§ **Goal of the exercise**:
Copy nothing but the stretch that opens with the line containing "Write the Chart.js code for this chart." and closes with the line containing "32, 18, 1, 0];". Keep pictures out.

§ **Record list**:
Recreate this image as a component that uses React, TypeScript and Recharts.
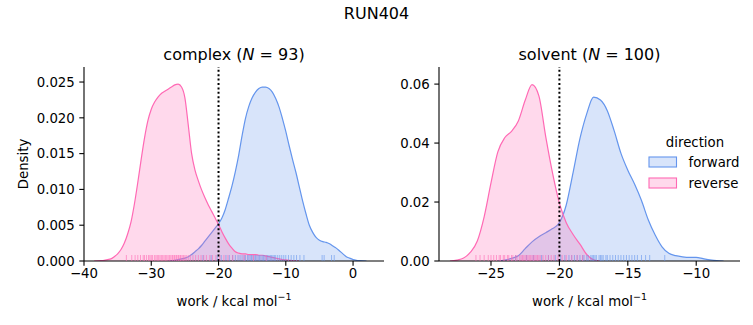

...

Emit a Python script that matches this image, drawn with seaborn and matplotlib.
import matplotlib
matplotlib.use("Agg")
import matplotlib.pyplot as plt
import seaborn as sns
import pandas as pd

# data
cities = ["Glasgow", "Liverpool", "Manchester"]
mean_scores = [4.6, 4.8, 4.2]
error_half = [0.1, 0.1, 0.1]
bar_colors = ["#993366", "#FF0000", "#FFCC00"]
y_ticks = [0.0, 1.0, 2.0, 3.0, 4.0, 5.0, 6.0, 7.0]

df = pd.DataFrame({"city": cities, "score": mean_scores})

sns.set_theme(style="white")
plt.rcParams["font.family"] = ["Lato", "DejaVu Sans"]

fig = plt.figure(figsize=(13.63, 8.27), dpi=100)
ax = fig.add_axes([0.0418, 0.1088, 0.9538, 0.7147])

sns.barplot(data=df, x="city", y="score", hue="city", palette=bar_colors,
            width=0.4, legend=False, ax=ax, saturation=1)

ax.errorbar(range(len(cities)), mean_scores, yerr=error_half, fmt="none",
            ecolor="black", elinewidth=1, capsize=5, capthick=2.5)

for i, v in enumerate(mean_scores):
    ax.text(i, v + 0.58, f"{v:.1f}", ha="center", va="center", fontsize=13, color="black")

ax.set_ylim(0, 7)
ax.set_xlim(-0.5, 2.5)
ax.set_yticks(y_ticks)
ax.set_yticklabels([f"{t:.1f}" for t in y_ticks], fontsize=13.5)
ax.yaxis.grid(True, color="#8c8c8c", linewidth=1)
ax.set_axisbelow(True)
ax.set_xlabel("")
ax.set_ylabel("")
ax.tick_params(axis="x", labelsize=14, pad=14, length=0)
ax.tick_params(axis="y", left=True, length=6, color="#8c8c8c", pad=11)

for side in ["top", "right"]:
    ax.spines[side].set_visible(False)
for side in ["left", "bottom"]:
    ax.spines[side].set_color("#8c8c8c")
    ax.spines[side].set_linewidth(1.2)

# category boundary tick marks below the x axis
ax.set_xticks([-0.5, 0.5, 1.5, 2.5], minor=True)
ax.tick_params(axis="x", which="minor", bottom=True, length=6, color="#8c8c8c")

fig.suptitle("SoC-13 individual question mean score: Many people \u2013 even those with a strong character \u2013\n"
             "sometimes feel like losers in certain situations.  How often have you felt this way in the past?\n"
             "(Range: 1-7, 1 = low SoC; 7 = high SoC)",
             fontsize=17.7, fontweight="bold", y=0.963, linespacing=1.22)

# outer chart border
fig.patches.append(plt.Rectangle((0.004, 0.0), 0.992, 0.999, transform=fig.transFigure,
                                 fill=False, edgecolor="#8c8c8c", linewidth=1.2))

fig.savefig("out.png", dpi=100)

---

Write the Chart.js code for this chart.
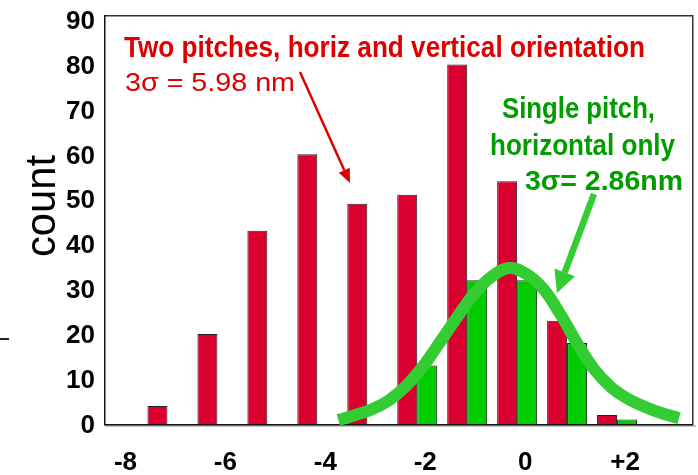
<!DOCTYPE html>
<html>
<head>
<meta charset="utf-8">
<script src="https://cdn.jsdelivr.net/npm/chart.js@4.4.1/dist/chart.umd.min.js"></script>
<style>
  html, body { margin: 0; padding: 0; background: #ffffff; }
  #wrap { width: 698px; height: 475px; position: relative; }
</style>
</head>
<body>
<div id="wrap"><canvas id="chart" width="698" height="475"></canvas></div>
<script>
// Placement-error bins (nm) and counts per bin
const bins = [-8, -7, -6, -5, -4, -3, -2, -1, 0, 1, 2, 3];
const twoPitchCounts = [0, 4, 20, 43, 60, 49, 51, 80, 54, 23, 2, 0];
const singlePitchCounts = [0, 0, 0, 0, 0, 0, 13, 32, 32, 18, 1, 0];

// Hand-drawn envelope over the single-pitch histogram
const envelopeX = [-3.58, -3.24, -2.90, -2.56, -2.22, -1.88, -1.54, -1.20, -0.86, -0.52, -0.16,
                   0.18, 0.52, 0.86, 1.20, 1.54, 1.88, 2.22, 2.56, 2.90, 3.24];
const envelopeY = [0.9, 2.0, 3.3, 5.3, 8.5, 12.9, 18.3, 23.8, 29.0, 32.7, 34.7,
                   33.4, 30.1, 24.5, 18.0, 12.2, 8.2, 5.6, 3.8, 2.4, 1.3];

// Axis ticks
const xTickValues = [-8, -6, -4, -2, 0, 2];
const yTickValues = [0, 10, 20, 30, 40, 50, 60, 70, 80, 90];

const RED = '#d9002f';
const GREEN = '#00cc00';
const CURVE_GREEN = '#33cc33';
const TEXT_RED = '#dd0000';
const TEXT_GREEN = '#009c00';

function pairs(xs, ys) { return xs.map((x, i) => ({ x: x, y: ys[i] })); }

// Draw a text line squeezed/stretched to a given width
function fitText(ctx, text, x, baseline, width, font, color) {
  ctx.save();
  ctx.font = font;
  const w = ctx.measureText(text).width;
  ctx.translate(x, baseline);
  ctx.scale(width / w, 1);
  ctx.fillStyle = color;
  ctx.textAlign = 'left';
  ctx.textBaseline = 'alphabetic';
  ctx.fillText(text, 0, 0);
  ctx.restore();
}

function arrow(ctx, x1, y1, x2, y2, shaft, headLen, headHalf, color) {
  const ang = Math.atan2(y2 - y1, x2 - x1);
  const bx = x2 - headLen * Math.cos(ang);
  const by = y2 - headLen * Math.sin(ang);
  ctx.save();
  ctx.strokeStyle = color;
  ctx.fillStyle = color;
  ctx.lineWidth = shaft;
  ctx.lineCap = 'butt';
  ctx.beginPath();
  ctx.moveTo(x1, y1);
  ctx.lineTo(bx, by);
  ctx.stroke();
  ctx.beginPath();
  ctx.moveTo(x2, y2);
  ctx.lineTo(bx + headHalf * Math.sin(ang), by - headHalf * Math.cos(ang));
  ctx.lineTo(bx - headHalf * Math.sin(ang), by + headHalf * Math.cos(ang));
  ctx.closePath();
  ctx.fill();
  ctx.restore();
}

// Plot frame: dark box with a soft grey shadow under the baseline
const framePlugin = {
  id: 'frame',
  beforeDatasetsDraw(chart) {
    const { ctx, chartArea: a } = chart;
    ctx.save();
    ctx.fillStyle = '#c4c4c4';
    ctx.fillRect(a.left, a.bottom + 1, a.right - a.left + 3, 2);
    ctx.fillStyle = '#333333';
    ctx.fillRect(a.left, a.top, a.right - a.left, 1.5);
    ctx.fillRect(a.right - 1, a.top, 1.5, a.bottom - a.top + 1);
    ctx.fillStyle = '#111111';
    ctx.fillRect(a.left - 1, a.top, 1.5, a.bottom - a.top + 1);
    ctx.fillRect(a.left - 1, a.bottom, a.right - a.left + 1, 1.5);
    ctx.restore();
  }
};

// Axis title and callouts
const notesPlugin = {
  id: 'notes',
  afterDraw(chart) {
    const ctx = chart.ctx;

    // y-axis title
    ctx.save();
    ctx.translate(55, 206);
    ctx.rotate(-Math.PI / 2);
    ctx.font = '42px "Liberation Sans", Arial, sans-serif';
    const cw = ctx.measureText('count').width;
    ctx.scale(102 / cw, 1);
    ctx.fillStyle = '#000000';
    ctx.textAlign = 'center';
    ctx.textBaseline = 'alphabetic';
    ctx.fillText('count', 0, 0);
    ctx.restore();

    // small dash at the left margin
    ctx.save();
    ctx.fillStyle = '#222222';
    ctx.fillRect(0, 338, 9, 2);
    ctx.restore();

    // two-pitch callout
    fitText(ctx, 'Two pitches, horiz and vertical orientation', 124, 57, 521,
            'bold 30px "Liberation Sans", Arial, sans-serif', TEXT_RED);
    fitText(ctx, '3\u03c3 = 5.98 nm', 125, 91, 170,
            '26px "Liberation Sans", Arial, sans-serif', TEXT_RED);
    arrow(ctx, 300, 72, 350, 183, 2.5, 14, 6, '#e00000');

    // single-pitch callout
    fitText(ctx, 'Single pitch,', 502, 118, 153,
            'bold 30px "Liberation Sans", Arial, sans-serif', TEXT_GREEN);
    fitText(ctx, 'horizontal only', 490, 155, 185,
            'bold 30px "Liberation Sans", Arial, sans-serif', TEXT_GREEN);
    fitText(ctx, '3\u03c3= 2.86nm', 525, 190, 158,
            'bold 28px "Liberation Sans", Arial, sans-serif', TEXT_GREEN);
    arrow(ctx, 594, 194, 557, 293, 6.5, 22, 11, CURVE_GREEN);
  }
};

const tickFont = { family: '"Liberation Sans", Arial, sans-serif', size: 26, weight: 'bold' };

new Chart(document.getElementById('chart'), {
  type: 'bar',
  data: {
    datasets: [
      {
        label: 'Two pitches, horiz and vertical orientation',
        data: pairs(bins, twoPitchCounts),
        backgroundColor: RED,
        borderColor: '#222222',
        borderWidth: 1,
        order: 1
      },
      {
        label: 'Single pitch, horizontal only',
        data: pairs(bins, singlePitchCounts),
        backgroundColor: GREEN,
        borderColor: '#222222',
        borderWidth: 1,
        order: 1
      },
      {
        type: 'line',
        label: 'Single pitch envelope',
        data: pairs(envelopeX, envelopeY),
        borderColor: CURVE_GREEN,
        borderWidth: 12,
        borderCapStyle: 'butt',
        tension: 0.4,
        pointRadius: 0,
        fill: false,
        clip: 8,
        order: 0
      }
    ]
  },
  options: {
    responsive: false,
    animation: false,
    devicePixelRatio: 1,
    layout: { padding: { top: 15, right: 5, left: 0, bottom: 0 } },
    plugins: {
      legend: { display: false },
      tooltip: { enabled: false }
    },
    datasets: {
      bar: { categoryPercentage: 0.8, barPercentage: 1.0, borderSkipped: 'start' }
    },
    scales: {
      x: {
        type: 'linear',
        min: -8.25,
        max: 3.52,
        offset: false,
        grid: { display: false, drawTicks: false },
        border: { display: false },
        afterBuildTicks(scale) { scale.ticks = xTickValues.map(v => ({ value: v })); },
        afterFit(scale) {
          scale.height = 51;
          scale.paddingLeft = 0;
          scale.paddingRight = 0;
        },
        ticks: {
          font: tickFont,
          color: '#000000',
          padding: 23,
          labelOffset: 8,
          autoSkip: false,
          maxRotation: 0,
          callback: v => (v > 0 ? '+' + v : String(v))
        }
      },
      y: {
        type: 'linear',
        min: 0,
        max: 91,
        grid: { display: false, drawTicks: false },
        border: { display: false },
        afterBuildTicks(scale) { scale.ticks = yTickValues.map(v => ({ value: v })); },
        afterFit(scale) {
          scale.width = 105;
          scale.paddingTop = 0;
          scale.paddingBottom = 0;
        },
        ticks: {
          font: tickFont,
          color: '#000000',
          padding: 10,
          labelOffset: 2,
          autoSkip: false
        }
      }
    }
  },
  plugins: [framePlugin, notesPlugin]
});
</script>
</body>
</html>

§ **Solution to this exercise**:
Write the Chart.js code for this chart.
<!DOCTYPE html>
<html>
<head>
<meta charset="utf-8">
<script src="https://cdn.jsdelivr.net/npm/chart.js@4.4.1/dist/chart.umd.min.js"></script>
<style>
  html, body { margin: 0; padding: 0; background: #ffffff; }
  #wrap { width: 698px; height: 475px; position: relative; }
</style>
</head>
<body>
<div id="wrap"><canvas id="chart" width="698" height="475"></canvas></div>
<script>
// Placement-error bins (nm) and counts per bin
const bins = [-8, -7, -6, -5, -4, -3, -2, -1, 0, 1, 2, 3];
const twoPitchCounts = [0, 4, 20, 43, 60, 49, 51, 80, 54, 23, 2, 0];
const singlePitchCounts = [0, 0, 0, 0, 0, 0, 13, 32, 32, 18, 1, 0];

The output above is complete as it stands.